-- WRITTEN INSTRUCTION --
The data below should be printed in full, exactly, and without any of its images.

## BEGIN

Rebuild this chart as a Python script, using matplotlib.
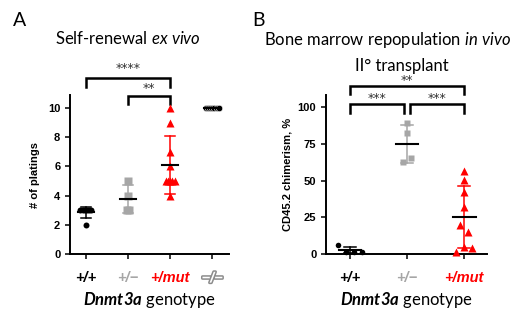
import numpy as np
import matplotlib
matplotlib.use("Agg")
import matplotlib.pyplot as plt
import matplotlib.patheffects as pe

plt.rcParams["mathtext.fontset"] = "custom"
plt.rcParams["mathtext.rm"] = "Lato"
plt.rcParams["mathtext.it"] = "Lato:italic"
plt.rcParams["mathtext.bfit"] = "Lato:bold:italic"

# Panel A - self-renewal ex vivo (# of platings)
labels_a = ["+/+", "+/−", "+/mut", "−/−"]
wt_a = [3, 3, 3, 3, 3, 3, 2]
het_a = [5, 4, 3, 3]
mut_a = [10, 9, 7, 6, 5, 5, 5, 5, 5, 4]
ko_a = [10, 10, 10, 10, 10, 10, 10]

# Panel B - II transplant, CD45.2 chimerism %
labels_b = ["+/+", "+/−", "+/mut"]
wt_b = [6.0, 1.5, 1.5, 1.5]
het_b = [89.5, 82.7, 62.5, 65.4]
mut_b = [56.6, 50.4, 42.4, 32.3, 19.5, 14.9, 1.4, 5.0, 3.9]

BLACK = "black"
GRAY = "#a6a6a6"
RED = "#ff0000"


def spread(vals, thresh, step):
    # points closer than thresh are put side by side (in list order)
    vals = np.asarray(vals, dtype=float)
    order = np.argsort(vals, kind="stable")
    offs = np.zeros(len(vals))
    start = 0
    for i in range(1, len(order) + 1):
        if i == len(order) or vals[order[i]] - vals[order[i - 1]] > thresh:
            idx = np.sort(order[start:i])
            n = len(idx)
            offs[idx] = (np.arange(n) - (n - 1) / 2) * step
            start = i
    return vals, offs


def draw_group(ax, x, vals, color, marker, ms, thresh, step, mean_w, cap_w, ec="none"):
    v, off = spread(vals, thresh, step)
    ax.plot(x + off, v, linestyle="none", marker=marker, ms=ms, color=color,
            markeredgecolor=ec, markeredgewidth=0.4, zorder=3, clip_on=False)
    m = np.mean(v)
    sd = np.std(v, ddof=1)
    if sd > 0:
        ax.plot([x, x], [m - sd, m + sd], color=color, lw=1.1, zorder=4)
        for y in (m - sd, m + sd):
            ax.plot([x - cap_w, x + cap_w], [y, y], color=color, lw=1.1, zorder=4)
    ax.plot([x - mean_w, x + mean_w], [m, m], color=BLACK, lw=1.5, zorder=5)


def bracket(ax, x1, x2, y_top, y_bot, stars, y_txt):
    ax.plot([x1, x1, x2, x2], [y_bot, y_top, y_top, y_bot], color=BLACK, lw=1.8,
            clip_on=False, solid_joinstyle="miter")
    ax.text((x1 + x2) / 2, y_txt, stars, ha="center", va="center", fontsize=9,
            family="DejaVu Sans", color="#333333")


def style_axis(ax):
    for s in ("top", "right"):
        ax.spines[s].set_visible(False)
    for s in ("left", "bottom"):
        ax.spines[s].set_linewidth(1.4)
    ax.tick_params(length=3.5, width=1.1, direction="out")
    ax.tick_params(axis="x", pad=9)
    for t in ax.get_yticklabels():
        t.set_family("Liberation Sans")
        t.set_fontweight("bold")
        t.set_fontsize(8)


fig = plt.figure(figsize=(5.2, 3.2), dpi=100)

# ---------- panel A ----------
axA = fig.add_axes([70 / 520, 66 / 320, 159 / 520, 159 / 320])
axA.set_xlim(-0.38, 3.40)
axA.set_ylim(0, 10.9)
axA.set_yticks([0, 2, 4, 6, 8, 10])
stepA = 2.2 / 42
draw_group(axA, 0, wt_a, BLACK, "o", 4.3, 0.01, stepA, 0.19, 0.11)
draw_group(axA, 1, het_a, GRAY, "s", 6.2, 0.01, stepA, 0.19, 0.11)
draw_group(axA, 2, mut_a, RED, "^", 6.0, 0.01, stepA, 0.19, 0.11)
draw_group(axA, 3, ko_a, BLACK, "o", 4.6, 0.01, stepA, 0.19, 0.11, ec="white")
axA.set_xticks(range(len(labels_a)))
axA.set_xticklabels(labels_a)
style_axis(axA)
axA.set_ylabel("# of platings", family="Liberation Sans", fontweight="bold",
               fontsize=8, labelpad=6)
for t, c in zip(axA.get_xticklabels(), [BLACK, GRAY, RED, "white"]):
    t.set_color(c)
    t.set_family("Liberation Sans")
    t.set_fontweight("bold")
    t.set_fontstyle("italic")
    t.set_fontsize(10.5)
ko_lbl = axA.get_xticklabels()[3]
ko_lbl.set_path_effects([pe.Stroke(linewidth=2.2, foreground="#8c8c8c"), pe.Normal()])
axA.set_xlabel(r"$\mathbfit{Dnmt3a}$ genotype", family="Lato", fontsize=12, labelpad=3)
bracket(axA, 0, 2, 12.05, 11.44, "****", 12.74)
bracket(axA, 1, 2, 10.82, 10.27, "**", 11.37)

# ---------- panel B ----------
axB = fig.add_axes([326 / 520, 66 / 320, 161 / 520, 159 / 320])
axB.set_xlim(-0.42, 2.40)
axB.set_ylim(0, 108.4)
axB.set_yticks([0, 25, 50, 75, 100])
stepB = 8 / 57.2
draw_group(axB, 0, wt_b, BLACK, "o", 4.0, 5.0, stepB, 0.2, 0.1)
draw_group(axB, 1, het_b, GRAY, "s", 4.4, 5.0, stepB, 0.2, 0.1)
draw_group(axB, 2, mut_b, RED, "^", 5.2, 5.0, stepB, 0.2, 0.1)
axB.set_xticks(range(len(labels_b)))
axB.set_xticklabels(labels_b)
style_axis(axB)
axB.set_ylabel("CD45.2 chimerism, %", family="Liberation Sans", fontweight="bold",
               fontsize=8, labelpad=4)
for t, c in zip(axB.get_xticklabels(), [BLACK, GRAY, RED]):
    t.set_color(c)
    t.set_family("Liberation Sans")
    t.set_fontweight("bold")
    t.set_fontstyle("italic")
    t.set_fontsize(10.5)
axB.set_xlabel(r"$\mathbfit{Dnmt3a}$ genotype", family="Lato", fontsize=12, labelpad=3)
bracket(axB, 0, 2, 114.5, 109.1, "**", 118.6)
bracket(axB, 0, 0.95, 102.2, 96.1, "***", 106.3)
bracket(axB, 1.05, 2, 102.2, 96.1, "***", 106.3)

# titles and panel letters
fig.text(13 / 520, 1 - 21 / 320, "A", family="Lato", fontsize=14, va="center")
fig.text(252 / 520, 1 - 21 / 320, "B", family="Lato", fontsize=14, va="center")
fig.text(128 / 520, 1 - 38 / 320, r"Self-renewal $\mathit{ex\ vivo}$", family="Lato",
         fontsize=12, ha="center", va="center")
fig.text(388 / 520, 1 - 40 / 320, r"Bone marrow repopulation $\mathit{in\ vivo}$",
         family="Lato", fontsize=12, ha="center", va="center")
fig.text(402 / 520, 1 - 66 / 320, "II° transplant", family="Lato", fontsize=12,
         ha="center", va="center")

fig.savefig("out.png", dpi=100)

## END

-- SOLUTION TO THIS TASK --
Rebuild this chart as a Python script, using matplotlib.
import numpy as np
import matplotlib
matplotlib.use("Agg")
import matplotlib.pyplot as plt
import matplotlib.patheffects as pe

plt.rcParams["mathtext.fontset"] = "custom"
plt.rcParams["mathtext.rm"] = "Lato"
plt.rcParams["mathtext.it"] = "Lato:italic"
plt.rcParams["mathtext.bfit"] = "Lato:bold:italic"

# Panel A - self-renewal ex vivo (# of platings)
labels_a = ["+/+", "+/−", "+/mut", "−/−"]
wt_a = [3, 3, 3, 3, 3, 3, 2]
het_a = [5, 4, 3, 3]
mut_a = [10, 9, 7, 6, 5, 5, 5, 5, 5, 4]
ko_a = [10, 10, 10, 10, 10, 10, 10]

# Panel B - II transplant, CD45.2 chimerism %
labels_b = ["+/+", "+/−", "+/mut"]
wt_b = [6.0, 1.5, 1.5, 1.5]
het_b = [89.5, 82.7, 62.5, 65.4]
mut_b = [56.6, 50.4, 42.4, 32.3, 19.5, 14.9, 1.4, 5.0, 3.9]

BLACK = "black"
GRAY = "#a6a6a6"
RED = "#ff0000"


def spread(vals, thresh, step):
    # points closer than thresh are put side by side (in list order)
    vals = np.asarray(vals, dtype=float)
    order = np.argsort(vals, kind="stable")
    offs = np.zeros(len(vals))
    start = 0
    for i in range(1, len(order) + 1):
        if i == len(order) or vals[order[i]] - vals[order[i - 1]] > thresh:
            idx = np.sort(order[start:i])
            n = len(idx)
            offs[idx] = (np.arange(n) - (n - 1) / 2) * step
            start = i
    return vals, offs


def draw_group(ax, x, vals, color, marker, ms, thresh, step, mean_w, cap_w, ec="none"):
    v, off = spread(vals, thresh, step)
    ax.plot(x + off, v, linestyle="none", marker=marker, ms=ms, color=color,
            markeredgecolor=ec, markeredgewidth=0.4, zorder=3, clip_on=False)
    m = np.mean(v)
    sd = np.std(v, ddof=1)
    if sd > 0:
        ax.plot([x, x], [m - sd, m + sd], color=color, lw=1.1, zorder=4)
        for y in (m - sd, m + sd):
            ax.plot([x - cap_w, x + cap_w], [y, y], color=color, lw=1.1, zorder=4)
    ax.plot([x - mean_w, x + mean_w], [m, m], color=BLACK, lw=1.5, zorder=5)


def bracket(ax, x1, x2, y_top, y_bot, stars, y_txt):
    ax.plot([x1, x1, x2, x2], [y_bot, y_top, y_top, y_bot], color=BLACK, lw=1.8,
            clip_on=False, solid_joinstyle="miter")
    ax.text((x1 + x2) / 2, y_txt, stars, ha="center", va="center", fontsize=9,
            family="DejaVu Sans", color="#333333")


def style_axis(ax):
    for s in ("top", "right"):
        ax.spines[s].set_visible(False)
    for s in ("left", "bottom"):
        ax.spines[s].set_linewidth(1.4)
    ax.tick_params(length=3.5, width=1.1, direction="out")
    ax.tick_params(axis="x", pad=9)
    for t in ax.get_yticklabels():
        t.set_family("Liberation Sans")
        t.set_fontweight("bold")
        t.set_fontsize(8)


fig = plt.figure(figsize=(5.2, 3.2), dpi=100)

# ---------- panel A ----------
axA = fig.add_axes([70 / 520, 66 / 320, 159 / 520, 159 / 320])
axA.set_xlim(-0.38, 3.40)
axA.set_ylim(0, 10.9)
axA.set_yticks([0, 2, 4, 6, 8, 10])
stepA = 2.2 / 42
draw_group(axA, 0, wt_a, BLACK, "o", 4.3, 0.01, stepA, 0.19, 0.11)
draw_group(axA, 1, het_a, GRAY, "s", 6.2, 0.01, stepA, 0.19, 0.11)
draw_group(axA, 2, mut_a, RED, "^", 6.0, 0.01, stepA, 0.19, 0.11)
draw_group(axA, 3, ko_a, BLACK, "o", 4.6, 0.01, stepA, 0.19, 0.11, ec="white")
axA.set_xticks(range(len(labels_a)))
axA.set_xticklabels(labels_a)
style_axis(axA)
axA.set_ylabel("# of platings", family="Liberation Sans", fontweight="bold",
               fontsize=8, labelpad=6)
for t, c in zip(axA.get_xticklabels(), [BLACK, GRAY, RED, "white"]):
    t.set_color(c)
    t.set_family("Liberation Sans")
    t.set_fontweight("bold")
    t.set_fontstyle("italic")
    t.set_fontsize(10.5)
ko_lbl = axA.get_xticklabels()[3]
ko_lbl.set_path_effects([pe.Stroke(linewidth=2.2, foreground="#8c8c8c"), pe.Normal()])
axA.set_xlabel(r"$\mathbfit{Dnmt3a}$ genotype", family="Lato", fontsize=12, labelpad=3)
bracket(axA, 0, 2, 12.05, 11.44, "****", 12.74)
bracket(axA, 1, 2, 10.82, 10.27, "**", 11.37)

# ---------- panel B ----------
axB = fig.add_axes([326 / 520, 66 / 320, 161 / 520, 159 / 320])
axB.set_xlim(-0.42, 2.40)
axB.set_ylim(0, 108.4)
axB.set_yticks([0, 25, 50, 75, 100])
stepB = 8 / 57.2
draw_group(axB, 0, wt_b, BLACK, "o", 4.0, 5.0, stepB, 0.2, 0.1)
draw_group(axB, 1, het_b, GRAY, "s", 4.4, 5.0, stepB, 0.2, 0.1)
draw_group(axB, 2, mut_b, RED, "^", 5.2, 5.0, stepB, 0.2, 0.1)
axB.set_xticks(range(len(labels_b)))
axB.set_xticklabels(labels_b)
style_axis(axB)
axB.set_ylabel("CD45.2 chimerism, %", family="Liberation Sans", fontweight="bold",
               fontsize=8, labelpad=4)
for t, c in zip(axB.get_xticklabels(), [BLACK, GRAY, RED]):
    t.set_color(c)
    t.set_family("Liberation Sans")
    t.set_fontweight("bold")
    t.set_fontstyle("italic")
    t.set_fontsize(10.5)
axB.set_xlabel(r"$\mathbfit{Dnmt3a}$ genotype", family="Lato", fontsize=12, labelpad=3)
bracket(axB, 0, 2, 114.5, 109.1, "**", 118.6)
bracket(axB, 0, 0.95, 102.2, 96.1, "***", 106.3)
bracket(axB, 1.05, 2, 102.2, 96.1, "***", 106.3)

# titles and panel letters
fig.text(13 / 520, 1 - 21 / 320, "A", family="Lato", fontsize=14, va="center")
fig.text(252 / 520, 1 - 21 / 320, "B", family="Lato", fontsize=14, va="center")
fig.text(128 / 520, 1 - 38 / 320, r"Self-renewal $\mathit{ex\ vivo}$", family="Lato",
         fontsize=12, ha="center", va="center")
fig.text(388 / 520, 1 - 40 / 320, r"Bone marrow repopulation $\mathit{in\ vivo}$",
         family="Lato", fontsize=12, ha="center", va="center")
fig.text(402 / 520, 1 - 66 / 320, "II° transplant", family="Lato", fontsize=12,
         ha="center", va="center")

fig.savefig("out.png", dpi=100)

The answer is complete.